Best Actor Bait. The Key Word Being Bait.

The Oscar Prediction Chart Updates continue with the leading and supporting men. Best Actor seems especially confusing this year what with so many major stars or past Oscar nominees arriving with generally infallible bait right there in the roles. Let's do a quick chart. Here are, arguably, the five most infallible types of Oscar Bait and who is serving them up. (Obviously many of these men are still awaiting critical consensus on their performances or the fourth column would be larger.)

BEST ACTOR
In that chart right there I've only visually (and alphabetically) included  the top ten ranked men from my prediction chart. Now I'm even less enthused about Matt Damon's Oscar chances for Promised Land since he doesn't figure into these five columns at all. One might call him overdue if he didn't have that early writing Oscar (Good Will Hunting) but as it stands now he has no surefire hook for his Oscar campaign. This is not to say that "crisis of conscience" isn't a form of bait for leading men. That's a fairly common hook in leading roles but it's hardly the iconic carrot to dangled in front of voters like, say, debilatating suffering, addiction or ol' fashioned biographical dress up are.

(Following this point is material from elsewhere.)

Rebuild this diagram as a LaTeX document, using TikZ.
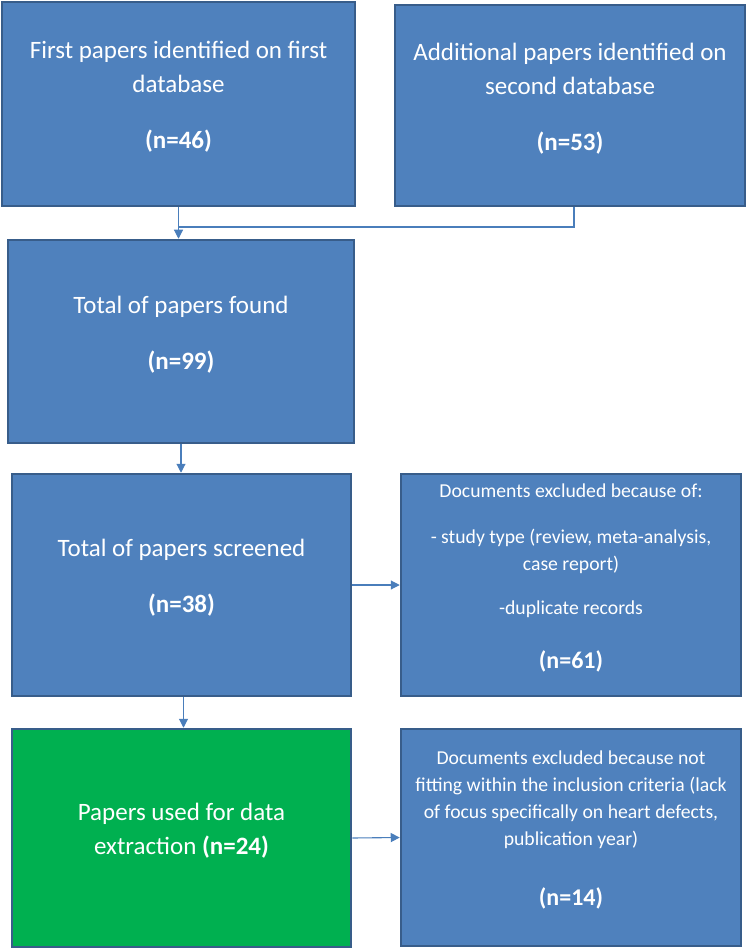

If Anthony Hopkins is terrific as Hitchcock it's going to come down to the wire as to which of the top six men are given the boot on nomination morning since they're all packing serious bait as they fish for votes.

BEST SUPPORTING ACTOR
The supporting categories are the last to lock down since so much what happens there depends on coattails from leading players and Best Picture nominations. Though you can safely lock up Philip Seymour Hoffman who is already a default Oscar player before you account for his enormous amount of screen time or the kind of reviews he won for The Master. Beyond Hoffman it's still anyone's game though reactions to Lincoln, which premieres Monday at the New York Film Festival, will certainly tell us whether David Strathairn is in the hunt for his second nomination. He's currently my only predicted Supporting Actor nominee who hasn't yet won the Oscar so if he's strong and the field really turns out that way, a win wouldn't be out of the question.

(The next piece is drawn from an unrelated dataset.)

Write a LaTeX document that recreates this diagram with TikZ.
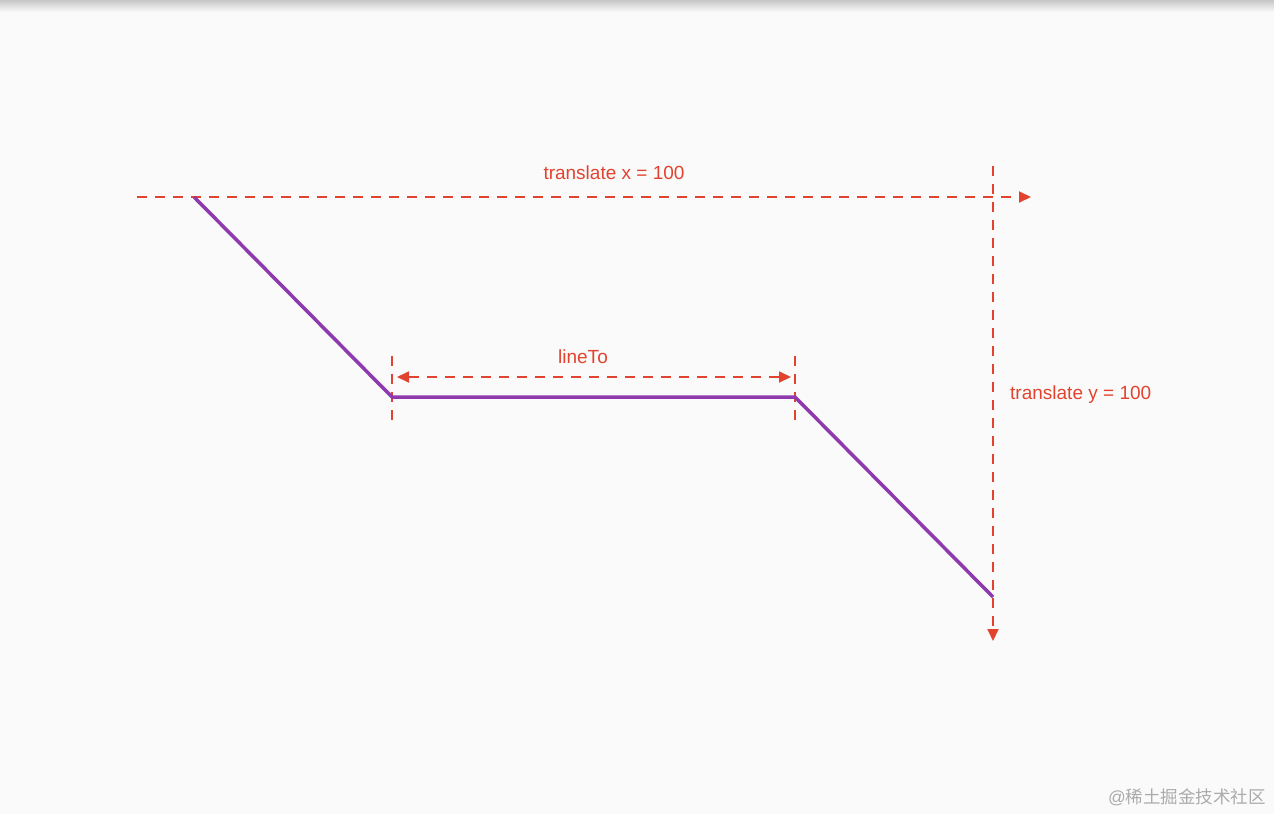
\documentclass[tikz,border=0pt]{standalone}
\usepackage{fontspec}
\setmainfont{Liberation Sans}
\newfontfamily\cjk{Noto Sans CJK SC}
\usetikzlibrary{arrows.meta}
\definecolor{bg}{HTML}{FAFAFA}
\definecolor{redl}{HTML}{E2432E}
\definecolor{purp}{HTML}{8E3AAE}
\definecolor{wm}{HTML}{ABABAB}
\tikzset{
  tip/.tip={Triangle[length=12pt,width=11pt]},
  guide/.style={draw=redl, line width=1.8pt, dash pattern=on 10pt off 8pt},
  arr/.style={-tip},
  curve/.style={draw=purp, line width=3.5pt, line join=miter},
  lbl/.style={text=redl, font=\fontsize{19}{21}\selectfont, inner sep=0pt},
}
\begin{document}
\begin{tikzpicture}[x=1pt,y=-1pt]
\useasboundingbox (0,0) rectangle (1274,814);
\fill[bg] (0,0) rectangle (1274,814);
\shade[top color=black!22, bottom color=bg] (0,0) rectangle (1274,12);
% coordinates
\coordinate (hx0) at (137,197);
\coordinate (hx1) at (1031,197);
\coordinate (vy0) at (993,166);
\coordinate (vy1) at (993,641);
\coordinate (p0) at (194,197);
\coordinate (p1) at (392,397);
\coordinate (p2) at (795,397);
\coordinate (p3) at (993,597);
\coordinate (t1a) at (392,356);
\coordinate (t1b) at (392,424);
\coordinate (t2a) at (795,356);
\coordinate (t2b) at (795,424);
\coordinate (la) at (397,377);
\coordinate (lb) at (791,377);
% guides
\draw[guide, arr] (hx0) -- (hx1);
\draw[guide, arr] (vy0) -- (vy1);
\draw[guide] (t1a) -- (t1b);
\draw[guide] (t2a) -- (t2b);
\draw[guide, tip-tip] (la) -- (lb);
% path
\draw[curve] (p0) -- (p1) -- (p2) -- (p3);
% labels
\node[lbl] (tx) at (614,173) {translate x = 100};
\node[lbl] (lt) at (583,357) {lineTo};
\node[lbl, anchor=west] (ty) at (1010,395) {translate y = 100};
\node[text=wm, font=\fontsize{17.5}{19}\selectfont, inner sep=0pt, anchor=east] (wmk) at (1266,797) {@\cjk 稀土掘金技术社区};
\end{tikzpicture}
\end{document}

As for the men who have never been nominated, I'm particularly frustrated that Michael Fassbender who was so sublime in Prometheus is fading from the conversation but I expected as much since Oscar don't do sci-fi. I'm also frustrated that Matthew McConaughey who is inarguably having the best year of his career, isn't winning traction. Frustrated by not surprised. Though Oscar himself is famously nude and male and popular with the gays, He isn't generally turned on by the sexualization of male actors. That shiny Global icon is famously resistant to the matinee idol type ignoring them altogether or making them wait until they're gray and less sexually potent for their Oscar glory. Oscar just doesn't like leading men who trade on their own eroticism. Witness the Oscar fate of Michael Fassbender in Shame last year. McConaughey's selfploitation in Magic Mike (and to a lesser but more compromising degree in The Paperboy) is probably working against him no matter how much he's stepped up his game this year. 

Which actors are you banking on at this point? Where would you flipflop contenders on our charts?